TASK OBJECTIVE:
Write out the listing below exactly, and omit any images you find in it.

--------------------------------------------------

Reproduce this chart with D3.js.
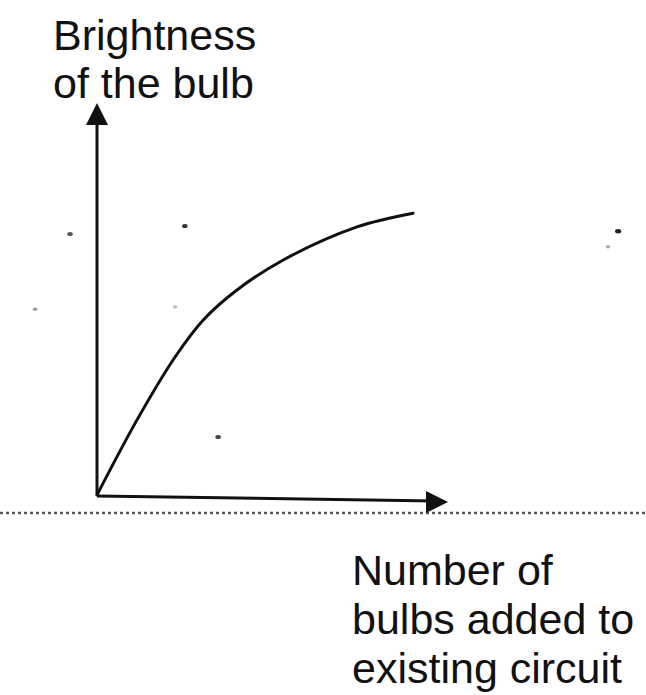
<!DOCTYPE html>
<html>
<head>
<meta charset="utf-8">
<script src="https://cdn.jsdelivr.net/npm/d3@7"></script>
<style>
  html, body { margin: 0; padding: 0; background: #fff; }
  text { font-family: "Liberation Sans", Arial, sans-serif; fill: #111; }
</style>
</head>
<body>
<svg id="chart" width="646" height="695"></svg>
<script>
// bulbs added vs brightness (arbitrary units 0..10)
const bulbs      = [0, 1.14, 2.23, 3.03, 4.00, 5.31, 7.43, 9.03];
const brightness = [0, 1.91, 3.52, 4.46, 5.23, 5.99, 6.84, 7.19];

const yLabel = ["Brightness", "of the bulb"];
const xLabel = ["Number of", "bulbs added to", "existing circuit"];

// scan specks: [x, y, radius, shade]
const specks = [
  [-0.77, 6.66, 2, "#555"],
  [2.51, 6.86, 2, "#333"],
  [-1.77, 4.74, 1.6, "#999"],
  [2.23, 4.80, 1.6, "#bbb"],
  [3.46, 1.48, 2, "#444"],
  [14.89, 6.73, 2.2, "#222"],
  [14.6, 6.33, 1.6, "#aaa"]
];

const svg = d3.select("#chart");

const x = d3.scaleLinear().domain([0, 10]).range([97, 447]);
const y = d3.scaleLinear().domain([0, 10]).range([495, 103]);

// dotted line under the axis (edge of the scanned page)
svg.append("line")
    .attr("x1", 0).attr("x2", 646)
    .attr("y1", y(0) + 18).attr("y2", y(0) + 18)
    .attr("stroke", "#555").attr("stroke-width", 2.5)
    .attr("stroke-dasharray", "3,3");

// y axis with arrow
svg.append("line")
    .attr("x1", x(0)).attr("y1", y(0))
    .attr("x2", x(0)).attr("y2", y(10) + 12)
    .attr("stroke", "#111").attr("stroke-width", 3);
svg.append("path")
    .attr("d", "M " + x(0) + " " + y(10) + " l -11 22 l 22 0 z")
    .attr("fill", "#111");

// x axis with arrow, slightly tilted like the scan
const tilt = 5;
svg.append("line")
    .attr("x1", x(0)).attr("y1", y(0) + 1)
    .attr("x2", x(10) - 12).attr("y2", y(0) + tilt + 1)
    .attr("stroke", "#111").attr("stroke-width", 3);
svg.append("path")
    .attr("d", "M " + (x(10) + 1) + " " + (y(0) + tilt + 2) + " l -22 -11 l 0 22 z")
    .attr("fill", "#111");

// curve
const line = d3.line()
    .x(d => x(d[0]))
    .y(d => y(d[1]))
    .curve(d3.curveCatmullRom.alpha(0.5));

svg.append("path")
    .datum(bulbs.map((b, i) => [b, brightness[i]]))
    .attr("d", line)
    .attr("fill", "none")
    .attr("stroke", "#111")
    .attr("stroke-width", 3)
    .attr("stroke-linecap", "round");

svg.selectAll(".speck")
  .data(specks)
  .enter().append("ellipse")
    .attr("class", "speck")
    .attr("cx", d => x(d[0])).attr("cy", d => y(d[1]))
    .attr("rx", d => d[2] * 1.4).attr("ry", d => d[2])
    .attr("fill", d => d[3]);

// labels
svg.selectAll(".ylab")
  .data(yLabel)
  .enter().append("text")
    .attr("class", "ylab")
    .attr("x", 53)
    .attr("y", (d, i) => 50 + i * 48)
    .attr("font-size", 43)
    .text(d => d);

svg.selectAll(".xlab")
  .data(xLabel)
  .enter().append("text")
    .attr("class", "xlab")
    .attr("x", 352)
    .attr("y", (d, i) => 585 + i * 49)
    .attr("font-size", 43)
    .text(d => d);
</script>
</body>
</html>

--------------------------------------------------

EXERCISE OUTPUT:
Reproduce this chart with D3.js.
<!DOCTYPE html>
<html>
<head>
<meta charset="utf-8">
<script src="https://cdn.jsdelivr.net/npm/d3@7"></script>
<style>
  html, body { margin: 0; padding: 0; background: #fff; }
  text { font-family: "Liberation Sans", Arial, sans-serif; fill: #111; }
</style>
</head>
<body>
<svg id="chart" width="646" height="695"></svg>
<script>
// bulbs added vs brightness (arbitrary units 0..10)
const bulbs      = [0, 1.14, 2.23, 3.03, 4.00, 5.31, 7.43, 9.03];
const brightness = [0, 1.91, 3.52, 4.46, 5.23, 5.99, 6.84, 7.19];

const yLabel = ["Brightness", "of the bulb"];
const xLabel = ["Number of", "bulbs added to", "existing circuit"];

// scan specks: [x, y, radius, shade]
const specks = [
  [-0.77, 6.66, 2, "#555"],
  [2.51, 6.86, 2, "#333"],
  [-1.77, 4.74, 1.6, "#999"],
  [2.23, 4.80, 1.6, "#bbb"],
  [3.46, 1.48, 2, "#444"],
  [14.89, 6.73, 2.2, "#222"],
  [14.6, 6.33, 1.6, "#aaa"]
];

const svg = d3.select("#chart");

const x = d3.scaleLinear().domain([0, 10]).range([97, 447]);
const y = d3.scaleLinear().domain([0, 10]).range([495, 103]);

// dotted line under the axis (edge of the scanned page)
svg.append("line")
    .attr("x1", 0).attr("x2", 646)
    .attr("y1", y(0) + 18).attr("y2", y(0) + 18)
    .attr("stroke", "#555").attr("stroke-width", 2.5)
    .attr("stroke-dasharray", "3,3");

// y axis with arrow
svg.append("line")
    .attr("x1", x(0)).attr("y1", y(0))
    .attr("x2", x(0)).attr("y2", y(10) + 12)
    .attr("stroke", "#111").attr("stroke-width", 3);
svg.append("path")
    .attr("d", "M " + x(0) + " " + y(10) + " l -11 22 l 22 0 z")
    .attr("fill", "#111");

// x axis with arrow, slightly tilted like the scan
const tilt = 5;
svg.append("line")
    .attr("x1", x(0)).attr("y1", y(0) + 1)
    .attr("x2", x(10) - 12).attr("y2", y(0) + tilt + 1)
    .attr("stroke", "#111").attr("stroke-width", 3);
svg.append("path")
    .attr("d", "M " + (x(10) + 1) + " " + (y(0) + tilt + 2) + " l -22 -11 l 0 22 z")
    .attr("fill", "#111");

// curve
const line = d3.line()
    .x(d => x(d[0]))
    .y(d => y(d[1]))
    .curve(d3.curveCatmullRom.alpha(0.5));

svg.append("path")
    .datum(bulbs.map((b, i) => [b, brightness[i]]))
    .attr("d", line)
    .attr("fill", "none")
    .attr("stroke", "#111")
    .attr("stroke-width", 3)
    .attr("stroke-linecap", "round");

svg.selectAll(".speck")
  .data(specks)
  .enter().append("ellipse")
    .attr("class", "speck")
    .attr("cx", d => x(d[0])).attr("cy", d => y(d[1]))
    .attr("rx", d => d[2] * 1.4).attr("ry", d => d[2])
    .attr("fill", d => d[3]);

// labels
svg.selectAll(".ylab")
  .data(yLabel)
  .enter().append("text")
    .attr("class", "ylab")
    .attr("x", 53)
    .attr("y", (d, i) => 50 + i * 48)
    .attr("font-size", 43)
    .text(d => d);

svg.selectAll(".xlab")
  .data(xLabel)
  .enter().append("text")
    .attr("class", "xlab")
    .attr("x", 352)
    .attr("y", (d, i) => 585 + i * 49)
    .attr("font-size", 43)
    .text(d => d);
</script>
</body>
</html>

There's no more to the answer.